4. Poor Physical Security
It is tough to predict who your employees interact and live with at home. In some cases, the threat actors could also be neighbors. In the office environment, it is pretty easy to achieve physical security. Employees can store sensitive documents under lock and key. Your office environment is a sanctuary for your business operations, with little to no intrusion from the outside world.
The situation can be reversed when working from home. Employees who aren't aware of common cybersecurity threats could leave sensitive documents lying around anywhere. They could also forget to turn off their computer screens when interacting with friends and neighbors. As for the disposal of confidential documents, employees may lack shredders at home to make the data unrecognizable. All these factors make it easier for threat actors to gain access to your corporate data.

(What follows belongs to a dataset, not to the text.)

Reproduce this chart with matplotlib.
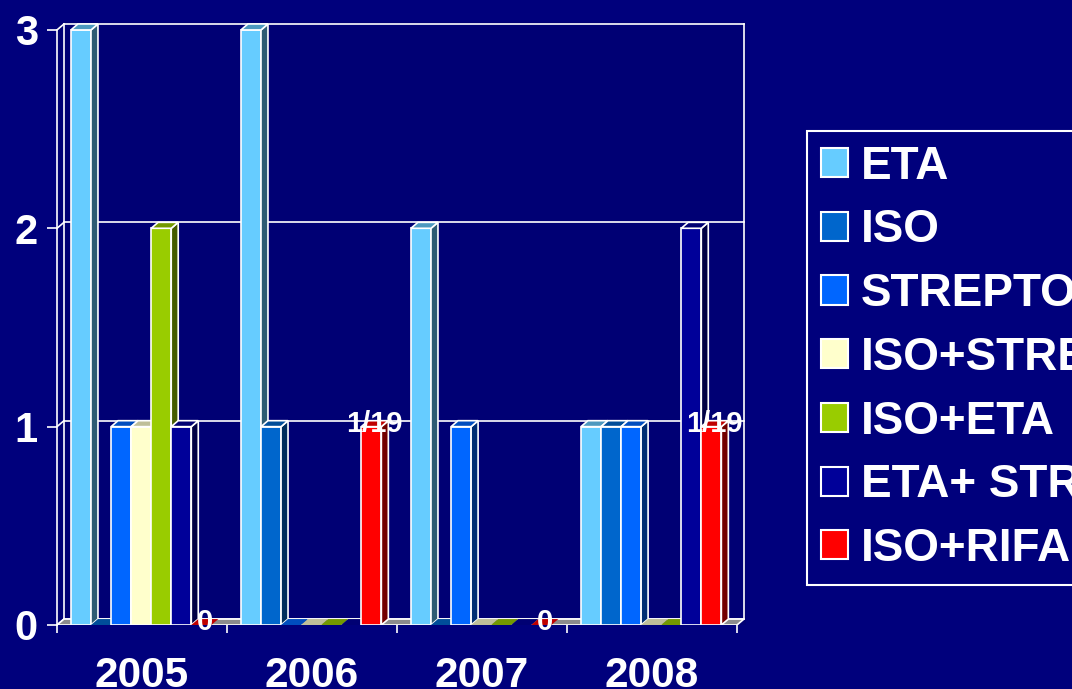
import matplotlib.pyplot as plt
import matplotlib.colors as mcolors
from matplotlib.patches import Polygon, Rectangle, Patch

plt.rcParams['font.family'] = ['Liberation Sans', 'DejaVu Sans']
plt.rcParams['font.weight'] = 'bold'

# data
years = ['2005', '2006', '2007', '2008']
series = ['ETA', 'ISO', 'STREPTO', 'ISO+STREPTO', 'ISO+ETA', 'ETA+ STREPTO', 'ISO+RIFA']
eta = [3, 3, 2, 1]
iso = [0, 1, 0, 1]
strepto = [1, 0, 1, 1]
iso_strepto = [1, 0, 0, 0]
iso_eta = [2, 0, 0, 0]
eta_strepto = [1, 0, 0, 2]
iso_rifa = [0, 1, 0, 1]
rifa_labels = ['0', '1/19', '0', '1/19']
colors = ['#66CCFF', '#0066CC', '#0066FF', '#FFFFCC', '#99CC00', '#000099', '#FF0000']

values = [eta, iso, strepto, iso_strepto, iso_eta, eta_strepto, iso_rifa]

bg = '#00007C'
fig = plt.figure(figsize=(10.72, 6.89), dpi=100, facecolor=bg)
ax = fig.add_axes([57/1072, 64/689, 688.5/1072, 603/689])
ax.set_facecolor('#000074')
ax.set_xlim(0, 4.05)
ax.set_ylim(0, 3.04)
for s in ax.spines.values():
    s.set_visible(False)

w = 0.118      # bar width (one group = 1)
dx, dy = 0.041, 0.03   # fake 3d depth
start = 0.082


def shade(c, f):
    r, g, b = mcolors.to_rgb(c)
    return (r * f, g * f, b * f)


# walls and grid
n = len(years)
line_kw = dict(color='white', lw=1.2, zorder=1, clip_on=False)
for v in range(4):
    ax.plot([dx, n + dx], [v + dy, v + dy], **line_kw)
    ax.plot([0, dx], [v, v + dy], **line_kw)
ax.plot([0, 0], [0, 3], **line_kw)
ax.plot([dx, dx], [dy, 3 + dy], **line_kw)
ax.plot([n + dx, n + dx], [dy, 3 + dy], **line_kw)

# floor
ax.add_patch(Polygon([(0, 0), (dx, dy), (n + dx, dy), (n, 0)], closed=True,
                     facecolor='#8C8C8C', edgecolor='white', lw=1.2, zorder=2))

# bars
z = 3
for g in range(n):
    for i, vals in enumerate(values):
        v = vals[g]
        c = colors[i]
        x0 = g + start + i * w
        if v > 0:
            ax.add_patch(Rectangle((x0, 0), w, v, facecolor=c, edgecolor='white',
                                   lw=1.2, zorder=z))
            ax.add_patch(Polygon([(x0 + w, 0), (x0 + w + dx, dy), (x0 + w + dx, v + dy), (x0 + w, v)],
                                 closed=True, facecolor=shade(c, 0.45), edgecolor='white',
                                 lw=1.2, zorder=z))
            ax.add_patch(Polygon([(x0, v), (x0 + dx, v + dy), (x0 + w + dx, v + dy), (x0 + w, v)],
                                 closed=True, facecolor=shade(c, 0.75), edgecolor='white',
                                 lw=1.2, zorder=z))
        else:
            ax.add_patch(Polygon([(x0, 0), (x0 + dx, dy), (x0 + w + dx, dy), (x0 + w, 0)],
                                 closed=True, facecolor=shade(c, 0.75), edgecolor='none',
                                 zorder=z))
        z += 1

# labels on ISO+RIFA
for g in range(n):
    x0 = g + start + 6 * w
    ax.text(x0 + (w + dx) / 2, iso_rifa[g] + dy / 2, rifa_labels[g], color='white',
            fontsize=21, fontweight='bold', ha='center', va='center', zorder=100)

ax.set_yticks([0, 1, 2, 3])
ax.tick_params(axis='y', colors='white', length=7.2, width=1.2, pad=6.5, labelsize=30)
ax.set_xticks(range(n + 1))
ax.set_xticklabels([''] * (n + 1))
ax.set_xticks([g + 0.5 for g in range(n)], minor=True)
ax.set_xticklabels(years, minor=True)
ax.tick_params(axis='x', which='major', colors='white', length=6, width=1.2)
ax.tick_params(axis='x', which='minor', colors='white', length=0, pad=22, labelsize=30.5)

handles = [Patch(facecolor=c, edgecolor='white', linewidth=1.5) for c in colors]
leg = fig.legend(handles, series, loc='upper left', bbox_to_anchor=(807/1072, 1 - 131/689),
                 borderaxespad=0, fancybox=False, facecolor=bg, edgecolor='white',
                 framealpha=1, fontsize=33, handlelength=0.6, handleheight=0.6,
                 handletextpad=0.27, labelspacing=0.43, borderpad=0.3, labelcolor='white')
leg.get_frame().set_linewidth(1.5)

fig.savefig('out.png', dpi=100, facecolor=bg)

Corporate leaders can implement cloud storage solutions to limit the amount of data employees store physically. Training employees on the best practices for physical security will also ensure that corporate data is safe, even while working remotely.
5. Insider Threats
Insider threats occur when employees expose sensitive corporate data either intentionally or unintentionally. With the stress levels brought about by COVID-19 and its effects on most employees' finances, most people could be looking for additional income sources. Employees who have had to take a pay cut or were laid off might be disgruntled to the point of selling your data.

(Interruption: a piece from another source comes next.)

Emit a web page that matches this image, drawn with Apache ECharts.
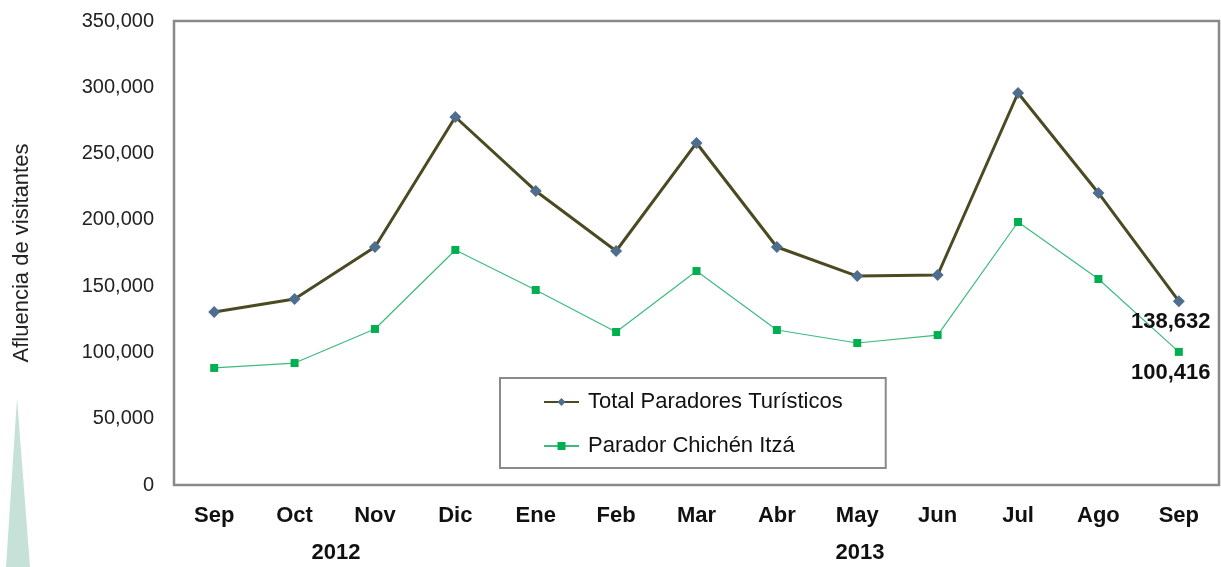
<!DOCTYPE html>
<html>
<head>
<meta charset="utf-8">
<script src="https://cdn.jsdelivr.net/npm/echarts@6/dist/echarts.min.js"></script>
<style>html,body{margin:0;padding:0;background:#fff;}#c{width:1221px;height:567px;}</style>
</head>
<body>
<div id="c"></div>
<script>
var categories = ['Sep','Oct','Nov','Dic','Ene','Feb','Mar','Abr','May','Jun','Jul','Ago','Sep'];
var totalParadores = [130500, 140300, 179500, 277600, 221800, 176500, 258000, 179500, 157600, 158400, 295700, 220300, 138632];
var paradorChichen = [88300, 92000, 117700, 177300, 147100, 115400, 161400, 116900, 107100, 113100, 198400, 155400, 100416];
var yearLabels = ['2012', '2013'];
var seriesNames = ['Total Paradores Turísticos', 'Parador Chichén Itzá'];
var yTicks = {min: 0, max: 350000, interval: 50000};

var fmt = function (v) { return String(v).replace(/\B(?=(\d{3})+(?!\d))/g, ','); };
var lastIdx = categories.length - 1;
var font = 'Liberation Sans, Arial, sans-serif';

var chart = echarts.init(document.getElementById('c'));
chart.setOption({
  animation: false,
  backgroundColor: '#fff',
  textStyle: {fontFamily: font},
  grid: {left: 174, right: 2, top: 21, bottom: 82, show: true, borderColor: '#8a8a8a', borderWidth: 2.5, containLabel: false},
  legend: {
    orient: 'vertical', left: 500, top: 378,
    padding: [13, 43, 11, 43],
    itemWidth: 35, itemHeight: 10, itemGap: 22,
    borderColor: '#8a8a8a', borderWidth: 2, backgroundColor: '#fff',
    textStyle: {fontSize: 22, color: '#111', fontFamily: font, padding: [0, 0, 0, 4]},
    data: seriesNames
  },
  xAxis: {
    type: 'category', data: categories, boundaryGap: true,
    axisLine: {show: false}, axisTick: {show: false},
    axisLabel: {margin: 20, fontSize: 22, fontWeight: 'bold', color: '#111', fontFamily: font}
  },
  yAxis: {
    type: 'value', min: yTicks.min, max: yTicks.max, interval: yTicks.interval,
    name: 'Afluencia de visitantes', nameLocation: 'middle', nameGap: 141, nameRotate: 90,
    nameTextStyle: {fontSize: 22, color: '#222', fontFamily: font},
    axisLine: {show: false}, axisTick: {show: false}, splitLine: {show: false},
    axisLabel: {margin: 20, fontSize: 20, color: '#222', fontFamily: font, formatter: fmt}
  },
  graphic: [
    {type: 'polygon', shape: {points: [[17, 398], [6, 567], [30, 567]]}, style: {fill: '#c6e2d8'}, z: -1},
    {type: 'text', x: 336, y: 553, style: {text: yearLabels[0], fontSize: 22, fontWeight: 'bold', fill: '#111', fontFamily: font, align: 'center', verticalAlign: 'middle'}},
    {type: 'text', x: 860, y: 553, style: {text: yearLabels[1], fontSize: 22, fontWeight: 'bold', fill: '#111', fontFamily: font, align: 'center', verticalAlign: 'middle'}}
  ],
  series: [
    {
      name: seriesNames[0], type: 'line', data: totalParadores,
      symbol: 'diamond', symbolSize: 12,
      lineStyle: {color: '#4b4a22', width: 3},
      itemStyle: {color: '#4f6e8e'},
      label: {
        show: true, position: 'bottom', distance: 4, offset: [-8, 0],
        fontSize: 22, fontWeight: 'bold', color: '#111', fontFamily: font,
        formatter: function (p) { return p.dataIndex === lastIdx ? fmt(p.value) : ''; }
      },
      z: 3
    },
    {
      name: seriesNames[1], type: 'line', data: paradorChichen,
      symbol: 'rect', symbolSize: 8,
      lineStyle: {color: '#3dbb7e', width: 1.2},
      itemStyle: {color: '#00b050'},
      label: {
        show: true, position: 'bottom', distance: 6, offset: [-8, 0],
        fontSize: 22, fontWeight: 'bold', color: '#111', fontFamily: font,
        formatter: function (p) { return p.dataIndex === lastIdx ? fmt(p.value) : ''; }
      },
      z: 2
    }
  ]
});
</script>
</body>
</html>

In other cases, the lack of a nearby IT department to approach security concerns also increases the chances that employees will make costly mistakes. While IT departments might be reached through a phone call, there are instances where the responsible people might be out of reach. Having employees sign, NDAs could help mitigate common insider threats from disgruntled staff members. As for common security errors employees can commit, solving them can be as easy as educating employees and ramping up your IT team's availability.
Businesses that want to survive through the pandemic will need to find ways to deal with the threats above. One great way to start is by educating employees on cybersecurity best practices. Business leaders will also need to continually monitor their businesses to identify security loopholes that pose the most significant threats.